Il mio sogno si chiama Fiorella Mannoia. E vale lo stesso per Elisa. Sono artiste fantastiche del panorama italiano a cui mi ispiro di più. Fiorella Mannoia in assoluto per l’eleganza e la comunicazione: con una sola parola, ti arriva. Io sono per la semplicità. Io sono per tutto quello che è semplice, immediato, vero e autentico. Pensa alla sua ultima esibizione a Sanremo con “Che sia benedetta” e la padronanza avuta sul palco. Ha mosso leggermente una mano, ma ha detto tutto.
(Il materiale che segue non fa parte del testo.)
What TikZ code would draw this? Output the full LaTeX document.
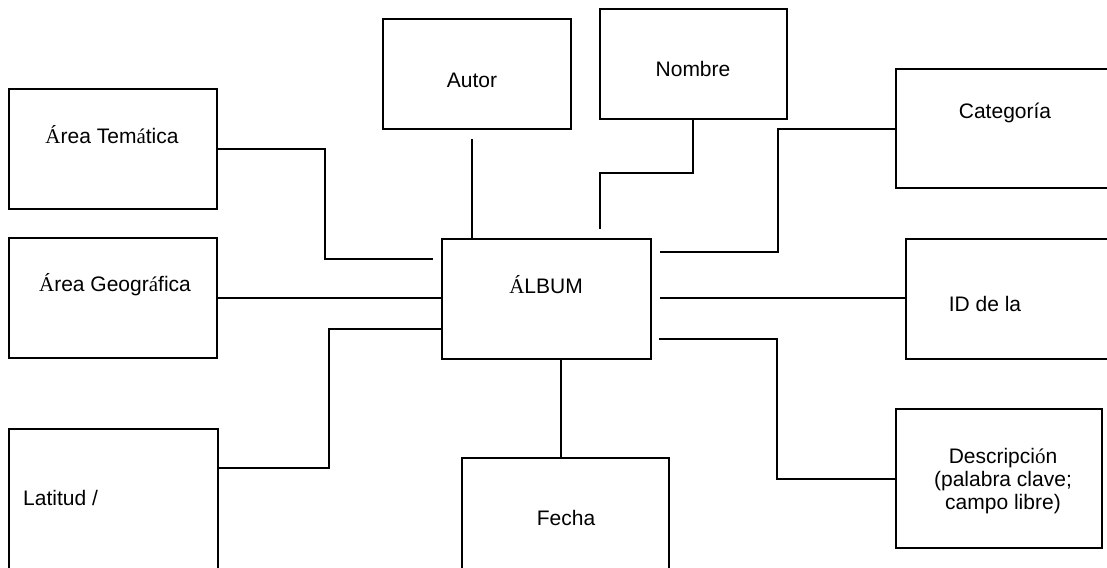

È un mondo con lei in cui anche l’italiano racchiudesse 10 lingue in più, altri significati. È tutto più forte, è vera! Elisa anche è un mio sogno enorme. per me sarebbe come volare sulla luna.

E te lo auguriamo. Stai lavorando mondo, e sicuramente ben presto avrai tante altre possibilità di approcciarti a queste leggende.

Incrociamo le dita! Come dicono a Napoli, io ho a capa tost! Non mi arrendo mai e cerco sempre di andare avanti. È qualcosa che mi fa stare bene. Quando mi chiedono perché canto, rispondo che sennò vivo male. Devo farlo per esigenza di benessere, equilibrio e stabilità. È successo in passato, anni e anni fa, che per un periodo avevo avuto dei piccoli ripensamenti, dopo l’adolescenza. Era come se il mondo tutto d’un tratto fosse diventato in bianco e nero, facendomi chiedere «Ma cosa sto facendo?».

Per fortuna ci hai ripensato.

Ho capito che devo essere me stessa, mi accorgo che Martina è Martina! Io mi sveglio prestissimo, non sono una dormigliona. Verso le sei e mezza mi faccio le mie passeggiate e sono bella attiva. Se canto e fischietto allora è tutto in regola. Ti accorgi che sono in casa perché canto. Per chi vive con me, e per questo vivo da sola l’80% del mio tempo, avere una persona che canta tra le 22/23 ore al giorno, non è una cosa facile. È il motivo perché son quasi sempre single perché all’inizio «Che bello, che bello!», poi: «Basta, hai rotto le pa***e. Aria! Canti troppo!». Vengo sempre defenestrata con i miei pianoforti, chitarre, ma non mi interessa!

Questo perché nessuno può rompere il ritmo dell’Imperatore!

Noooo (ride)! Hai fatto al citazione più bella che per una malata della Disney potessi fare. Hai vinto per tutta la vita. Grande (ride)!

È andata, grazie! E per tutti i brani che esistono al mondo, invece, quello che avresti voluto scrivere?

O “No Woman No Cry”, o “Redemption Song” di Bob Marley. Ma direi più la seconda. Essendo una domanda un po’ a bruciapelo, ti dico che ci sono tante canzoni che avrei voluto scrivere, come “Fast Car” di Tracy Chapman. però confermo che un inno come “Redemption Song” mi sarebbe veramente piaciuto scriverlo.

E ne scriverai uno ancora più bello!

Guarda, se riesco a scrivere un brano migliore di “Redemption Song”,ho vinto.

Tutto. Bene, Martina Maggi, ti ho intrattenuta anche troppo. Ti ringrazio e, come per tutti gli artisti, intervistati da Music.it, le ultime righe sono per te. Chiudi come preferisci!

Chiudo ringraziando tutte le persone che mi stanno aiutando per realizzare il mio sogno, in primis la mia famiglia. I miei genitori fanno sacrifici da quando sono piccola per permettermi tutto ciò. Poi i miei produttori: Nazzareno Nazziconi, Tania Montelpare, Giuseppe Storiano, e chiunque fa ogni giorno qualcosa per aiutarmi in questo sogno. Un abbraccio!